Abita Beer is brewed with pure water from their nearby namesake, Abita Springs. Aiming for the import and premium beer-drinking market, the master brewers at Abita produce seven varieties for everyday consumption - including Golden, Amber, Turbodog and Purple Haze - as well as twelve different seasonal and harvest varieties - including Mardi Gras Bock, Christmas Ale, Fall Fest and Grapefruit IPA. For the younger crowd and teetotalers, Abita brews a root beer using Louisiana sugar cane as its prime sweetener.
In New Orleans, we do coffee different - we blend it with chicory to make it stronger and smoother. Our local coffee and tea producers include Community Coffee and Tea (known for their cozy coffee houses), French Market Coffee, Luzianne and New Orleans Coffee Company. Luzianne, started in 1903 with ground, ready-to-brew coffee, is now the second largest independent coffee company in the country.
Kitchen staples, like Crystal hot sauce, Tabasco, Tony Chachere's and Zatarain's, come from the hot and spicy traditions of southern cooking. Many of these local products were developed in the 1800s and have grown to be exported to nearly 100 countries around the world.
Rice, French Bread and King Cakes are the backbone of New Orleans cooking. Mahatma and Watermaid are popular local rice brands that are consistently used in red beans and rice, jambalaya and gumbo recipes around the city. When making a po-boy, there is no substitute for G.H. Leidenheimer French Bread. After a cup of gumbo and a po-boy, the only proper way to finish a meal - at least during Mardi Gras - is with a big hunk of king cake. Whether it's from Haydel, Gambino or Randazzo, this combination of flour, butter, eggs, sugar and cinnamon is sure to satisfy. Just don't eat the baby! The lucky individual who finds the plastic baby hidden in the cake is traditionally responsible for providing the next king cake.

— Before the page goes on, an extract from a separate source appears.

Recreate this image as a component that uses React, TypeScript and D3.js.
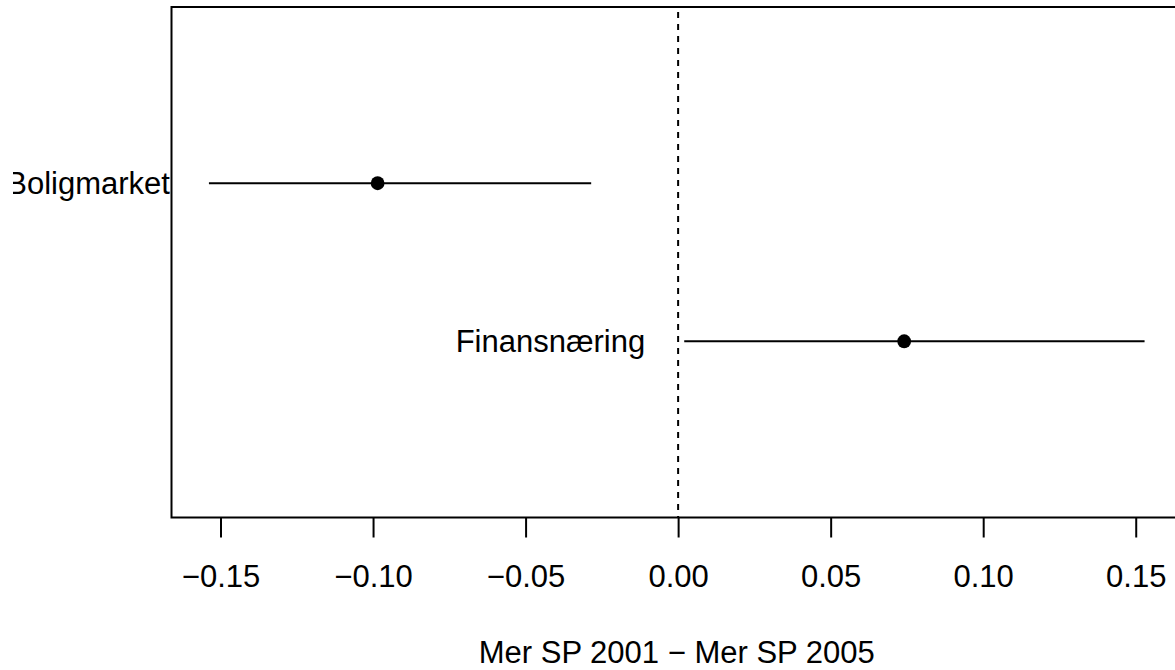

Mentioning the word Voodoo often conjures images of devil worship, grotesque dolls stuck with pins and dark magic. This is far from reality. Followers of this ancient African religion believe in one god and the search for a better understanding of the spiritual aspects of life- similar to many other modern faiths.
Voodoo existed for many years in Africa as a rich part of the cultural fabric. African slaves in the Caribbean islands during the 19th century were banned from practicing Voodoo. It didn't take them long to realize the parallels between Voodoo and Catholicism and begin mixing and mirroring traditions and ceremonies. Voodoo, in its own way, was the common thread of survival among the slaves.

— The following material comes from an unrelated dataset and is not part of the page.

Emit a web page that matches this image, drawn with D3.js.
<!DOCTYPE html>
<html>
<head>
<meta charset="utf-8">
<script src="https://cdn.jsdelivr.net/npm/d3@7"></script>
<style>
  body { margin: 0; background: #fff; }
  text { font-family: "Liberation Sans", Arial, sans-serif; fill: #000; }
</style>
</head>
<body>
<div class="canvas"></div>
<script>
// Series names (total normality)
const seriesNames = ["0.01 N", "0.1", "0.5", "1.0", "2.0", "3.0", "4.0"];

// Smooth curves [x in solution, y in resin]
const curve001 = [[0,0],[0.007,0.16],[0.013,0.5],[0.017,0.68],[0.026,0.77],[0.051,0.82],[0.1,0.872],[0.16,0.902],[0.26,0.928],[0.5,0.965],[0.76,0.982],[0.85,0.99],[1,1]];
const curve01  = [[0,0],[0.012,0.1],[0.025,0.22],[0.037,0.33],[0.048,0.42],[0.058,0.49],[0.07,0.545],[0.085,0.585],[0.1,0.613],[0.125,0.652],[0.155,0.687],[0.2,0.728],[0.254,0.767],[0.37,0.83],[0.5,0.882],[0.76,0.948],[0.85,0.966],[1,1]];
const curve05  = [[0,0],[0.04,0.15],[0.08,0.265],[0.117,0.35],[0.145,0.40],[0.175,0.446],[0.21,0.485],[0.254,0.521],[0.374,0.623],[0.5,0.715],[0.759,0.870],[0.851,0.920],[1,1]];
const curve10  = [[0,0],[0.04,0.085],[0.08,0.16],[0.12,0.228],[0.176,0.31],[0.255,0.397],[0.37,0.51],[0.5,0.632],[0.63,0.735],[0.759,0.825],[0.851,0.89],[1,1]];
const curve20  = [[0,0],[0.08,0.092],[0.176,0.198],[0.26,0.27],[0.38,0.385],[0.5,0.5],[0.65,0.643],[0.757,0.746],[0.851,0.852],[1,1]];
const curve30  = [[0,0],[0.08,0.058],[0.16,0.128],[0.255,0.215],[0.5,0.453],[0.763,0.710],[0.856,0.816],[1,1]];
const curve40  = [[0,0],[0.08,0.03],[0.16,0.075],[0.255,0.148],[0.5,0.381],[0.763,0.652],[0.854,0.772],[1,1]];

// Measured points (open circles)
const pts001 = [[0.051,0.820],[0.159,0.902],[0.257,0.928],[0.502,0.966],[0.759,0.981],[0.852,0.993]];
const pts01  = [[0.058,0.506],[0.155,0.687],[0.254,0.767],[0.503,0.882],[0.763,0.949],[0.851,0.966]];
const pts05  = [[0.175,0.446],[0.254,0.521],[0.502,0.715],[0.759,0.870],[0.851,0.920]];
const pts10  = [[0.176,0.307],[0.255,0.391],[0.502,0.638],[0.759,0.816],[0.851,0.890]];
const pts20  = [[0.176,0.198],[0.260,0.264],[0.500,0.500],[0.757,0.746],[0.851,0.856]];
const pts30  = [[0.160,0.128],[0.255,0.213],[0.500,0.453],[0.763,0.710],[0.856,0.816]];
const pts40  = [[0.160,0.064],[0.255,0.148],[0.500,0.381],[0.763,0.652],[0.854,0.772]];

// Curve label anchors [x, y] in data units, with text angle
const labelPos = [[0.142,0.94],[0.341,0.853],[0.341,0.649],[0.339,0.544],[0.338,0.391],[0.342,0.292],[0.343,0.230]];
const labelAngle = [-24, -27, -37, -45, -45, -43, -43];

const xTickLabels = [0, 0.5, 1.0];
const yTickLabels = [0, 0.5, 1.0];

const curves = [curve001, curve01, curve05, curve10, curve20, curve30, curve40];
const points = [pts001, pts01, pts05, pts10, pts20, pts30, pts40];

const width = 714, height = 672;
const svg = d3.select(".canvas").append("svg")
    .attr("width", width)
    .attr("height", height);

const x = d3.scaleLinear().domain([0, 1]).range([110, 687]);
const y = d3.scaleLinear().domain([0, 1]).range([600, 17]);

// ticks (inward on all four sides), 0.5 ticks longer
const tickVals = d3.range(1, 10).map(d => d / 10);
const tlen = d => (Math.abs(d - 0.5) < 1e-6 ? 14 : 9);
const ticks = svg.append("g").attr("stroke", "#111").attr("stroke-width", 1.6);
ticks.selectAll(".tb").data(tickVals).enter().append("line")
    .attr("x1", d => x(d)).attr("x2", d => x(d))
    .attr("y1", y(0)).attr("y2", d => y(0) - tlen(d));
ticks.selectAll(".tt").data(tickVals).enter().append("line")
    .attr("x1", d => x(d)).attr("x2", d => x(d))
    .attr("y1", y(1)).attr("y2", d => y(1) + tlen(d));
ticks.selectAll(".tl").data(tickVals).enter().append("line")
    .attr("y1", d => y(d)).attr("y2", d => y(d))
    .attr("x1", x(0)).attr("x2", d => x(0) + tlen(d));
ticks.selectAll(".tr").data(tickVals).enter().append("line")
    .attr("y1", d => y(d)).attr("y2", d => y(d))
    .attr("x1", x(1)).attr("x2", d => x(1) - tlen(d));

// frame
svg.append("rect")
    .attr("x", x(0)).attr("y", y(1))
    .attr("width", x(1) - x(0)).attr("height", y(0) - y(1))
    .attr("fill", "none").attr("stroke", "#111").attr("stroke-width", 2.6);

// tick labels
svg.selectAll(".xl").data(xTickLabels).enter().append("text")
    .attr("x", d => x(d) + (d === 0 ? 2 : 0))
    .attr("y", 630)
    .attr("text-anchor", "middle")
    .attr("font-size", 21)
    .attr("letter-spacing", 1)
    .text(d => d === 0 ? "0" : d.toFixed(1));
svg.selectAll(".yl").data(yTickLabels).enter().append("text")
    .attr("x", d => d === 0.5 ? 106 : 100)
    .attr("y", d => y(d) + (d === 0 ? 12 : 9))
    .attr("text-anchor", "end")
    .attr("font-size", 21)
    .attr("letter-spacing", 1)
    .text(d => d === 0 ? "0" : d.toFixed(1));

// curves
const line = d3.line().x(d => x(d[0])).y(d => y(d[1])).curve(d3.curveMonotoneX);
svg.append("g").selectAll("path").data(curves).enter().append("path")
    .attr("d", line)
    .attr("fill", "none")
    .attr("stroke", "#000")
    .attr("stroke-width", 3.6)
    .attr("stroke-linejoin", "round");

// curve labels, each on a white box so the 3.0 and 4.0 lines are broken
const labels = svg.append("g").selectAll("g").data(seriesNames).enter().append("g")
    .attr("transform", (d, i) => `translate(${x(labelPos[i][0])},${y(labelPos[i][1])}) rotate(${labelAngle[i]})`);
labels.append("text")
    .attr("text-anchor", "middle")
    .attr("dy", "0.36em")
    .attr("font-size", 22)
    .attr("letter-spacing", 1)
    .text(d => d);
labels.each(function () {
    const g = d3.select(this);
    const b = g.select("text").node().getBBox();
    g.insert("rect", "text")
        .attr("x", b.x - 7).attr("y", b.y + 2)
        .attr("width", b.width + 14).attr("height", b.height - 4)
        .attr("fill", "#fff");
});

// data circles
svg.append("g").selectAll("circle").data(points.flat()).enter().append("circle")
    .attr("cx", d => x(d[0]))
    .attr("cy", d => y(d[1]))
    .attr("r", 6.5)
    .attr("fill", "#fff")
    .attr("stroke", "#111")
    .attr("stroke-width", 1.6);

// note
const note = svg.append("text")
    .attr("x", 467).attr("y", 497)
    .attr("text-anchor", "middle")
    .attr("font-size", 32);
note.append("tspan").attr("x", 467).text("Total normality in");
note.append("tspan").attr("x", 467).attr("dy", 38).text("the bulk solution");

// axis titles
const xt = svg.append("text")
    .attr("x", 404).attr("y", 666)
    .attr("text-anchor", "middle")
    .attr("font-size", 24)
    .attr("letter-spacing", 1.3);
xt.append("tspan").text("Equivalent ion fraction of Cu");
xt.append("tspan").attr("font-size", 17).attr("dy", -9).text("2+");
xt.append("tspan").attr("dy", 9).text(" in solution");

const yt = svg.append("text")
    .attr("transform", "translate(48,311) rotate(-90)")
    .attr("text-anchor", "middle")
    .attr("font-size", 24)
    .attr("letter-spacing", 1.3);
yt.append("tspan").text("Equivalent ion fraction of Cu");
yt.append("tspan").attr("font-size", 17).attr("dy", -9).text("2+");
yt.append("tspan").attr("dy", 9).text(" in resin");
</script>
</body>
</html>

Marie Laveau, a hairdresser by trade, knew when to talk, and when to listen. When she entered the homes of some of the richest and most powerful women in the city, they would reveal the deepest and darkest secrets of their families. If knowledge is power, Marie Laveau had all the makings of a great and powerful figure in the City. By 1830 she was the undisputed Queen of Voodoo in New Orleans. Part theatrical dramatist, part mystical agent and part spiritual leader, Laveau caused Voodoo to be incorporated into New Orleans' rich cultural tapestry for decades. She borrowed heavily from Catholic tradition, including ritualistic elements such as incense, holy water and prayer, and injected a wealth of showmanship, mysticism and sensuality into ceremonies.
It is a powerful legacy that moves many New Orleanians to honor her life and work every June 23, on St. John's Eve, the night believers think the Voodoo Queen's spirit rises. Marie Laveau's grave in St. Louis Cemetery #1 on Basin Street is visited and meticulously maintained by legions of followers, who still place offerings there, including food or various symbols of Voodoo. One ritual that still lives on is the marking of her tomb with chalk in the shape of a cross or an X.